Lo spettacolo “Don Juan in Soho”, diretto da Gabriele Russo, già al debutto ha mostrato evidente la sua capacità di sconvolgere il pubblico ponendolo dinanzi a una dimensione fatta di sesso e lacerazione interiore.
Travolgente quadro sul ribellismo, l’ipersessualità e il libero arbitrio, il “Don Juan in Soho” visto al Teatro Bellini, conduce subito in un mondo spregiudcato e irriverente. Tratto dall’opera di Patrick Marber a sua volta ispiratosi al Don Giovanni di Molière, e diretto da Gabriele Russo, lo spettacolo già al debutto ha mostrato evidente la sua capacità di sconvolgere il pubblico ponendolo dinanzi a una dimensione fatta di sesso e lacerazione interiore.
E per spiegare ciò si deve necessariamente partire da quell’originario Don Giovanni, seduttore per antonomasia, da cui tutto nasce. Un Don Giovanni che, dopo essersi imposto nella letteratura universale con Tirso De Molina e fatta la sua apparizione nella Commedia dell’Arte italiana, si trasforma in un personaggio incredulo e scettico.
In un tipo quasi vicino all’agnosticismo, sfrontato e spergiuro, che si danna senza neppure avere il proposito di pentirsi. Ed anche nella commedia di Marber nelle mani del regista Russo, il Don Giovanni beffatore seriale delle donne, porta avanti il suo travagliato percorso fino al volontario raggiungimento dell’implacabile castigo faustiano quale simbolo demoniaco della carne.

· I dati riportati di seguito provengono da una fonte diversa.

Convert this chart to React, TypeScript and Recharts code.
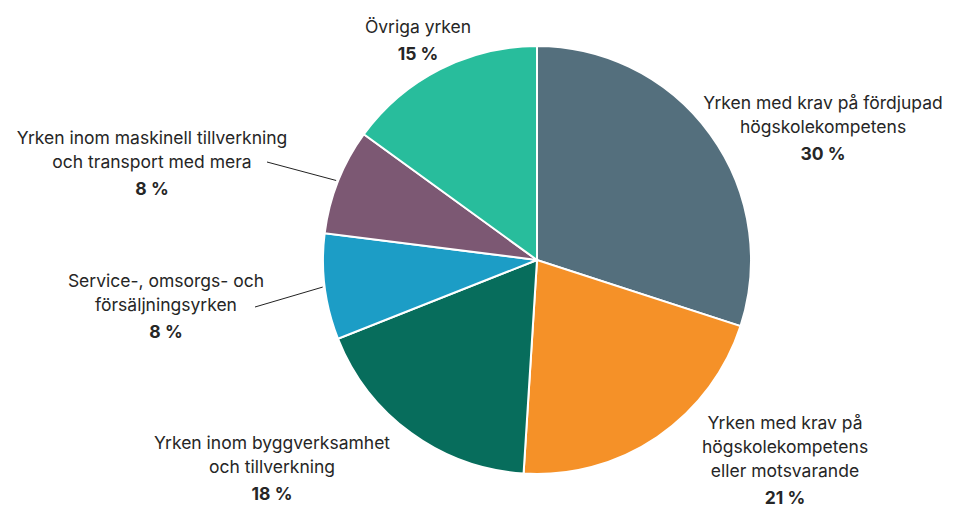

Così, dopo aver ammaliato nei secoli, al di là del De Molina e di Molière, autori come Goldoni, de Espronceda, Zorrilla, Byron, Pusckin, Hoffmann, Shaw e Mozart, diventando moderno e ambiguo, nella versione dell’autore inglese, il Don Giovanni si trasforma in un Dj amorale e fascinoso. In una vittima di un desiderio sessuale eternamente inappagato, che si muove nel quartiere di Soho simbolo anticonformista di una Londra eversiva e controcorrente.
Evocando l’ideologia del grande commediografo francese ricordato per il suo straordinario intento satirico e la finezza psicologica, il regista Russo porta in scena le linee di un moderno e pericoloso universo dove, accanto al Don Giovanni fagocitato dalla sua stessa voglia di sesso, si muovono i tipi di una società allo sfascio.
Tra questi, l’escort, l’arrivista e il radical chic fino a giungere, in contrapposizione, a una Elvira che da tradizionale sposa tradita del protagonista, assume i tratti di un’attivista ecologica, o meglio, come afferma lo stesso regista, di “una Carola Rakete” quale immagine eroica al femminile di un mondo migliore.
Una volta catapultata nella nostra contemporaneità, la commedia presentata a Parigi per la prima volta nel 1665, sembra non avere difficoltà a tingersi di sfrontata comicità. Così come, a non avere disagi alcuni nel riprodurre un universo fatto di vizio e devianze, è stata l’intera compagnia capeggiata da un Daniele Russo nei panni del Don Giovanni.
Attore eclettico e versatile ancora una volta capace di spaziare tra i più ampi registri recitativi di un teatro ora fatto di classicismo e parola, ora di azione e temi feroci. Da segnalare, infine, oltre al felice contributo di tutti gli attori, tra cui Federica Altamura, Joele Anastasi, Claudio Benegas, Claudia D’Avanzo, Mauro Marino, Alfonso Postiglione, Arianna Sorrentino ed Enrico Sortino, la bella prova di Noemi Apuzzo nei panni di Elvira.
Una giovane attrice che, grazie a una interpretazione determinata, è riuscita persino a portare alla mente quelle famose lezioni di Jules Eugène Louis Jouvet e lo spettacolo Elvira (Elvire Jouvet 40) di Brigitte Jaques.
Impreziosito dalle scene di scene Roberto Crea, dai costumi di Chiara Aversano, dal disegno luci di Salvatore Palladino e dal progetto sonoro di Alessio Foglia, il “Don Juan in Soho”, prodotto dalla Fondazione Teatro Di Napoli – Teatro Bellini, ha mostrato, nel solco di una società sfacciata e antitradizionalista, l’infallibilità di un linguaggio teatrale senza tempo. Per tutti, un momento di spettacolo del nostro presente e un invito a riflettere su quel sottile confine che divide il sacrificio dal piacere e la libertà dalla spericolatezza.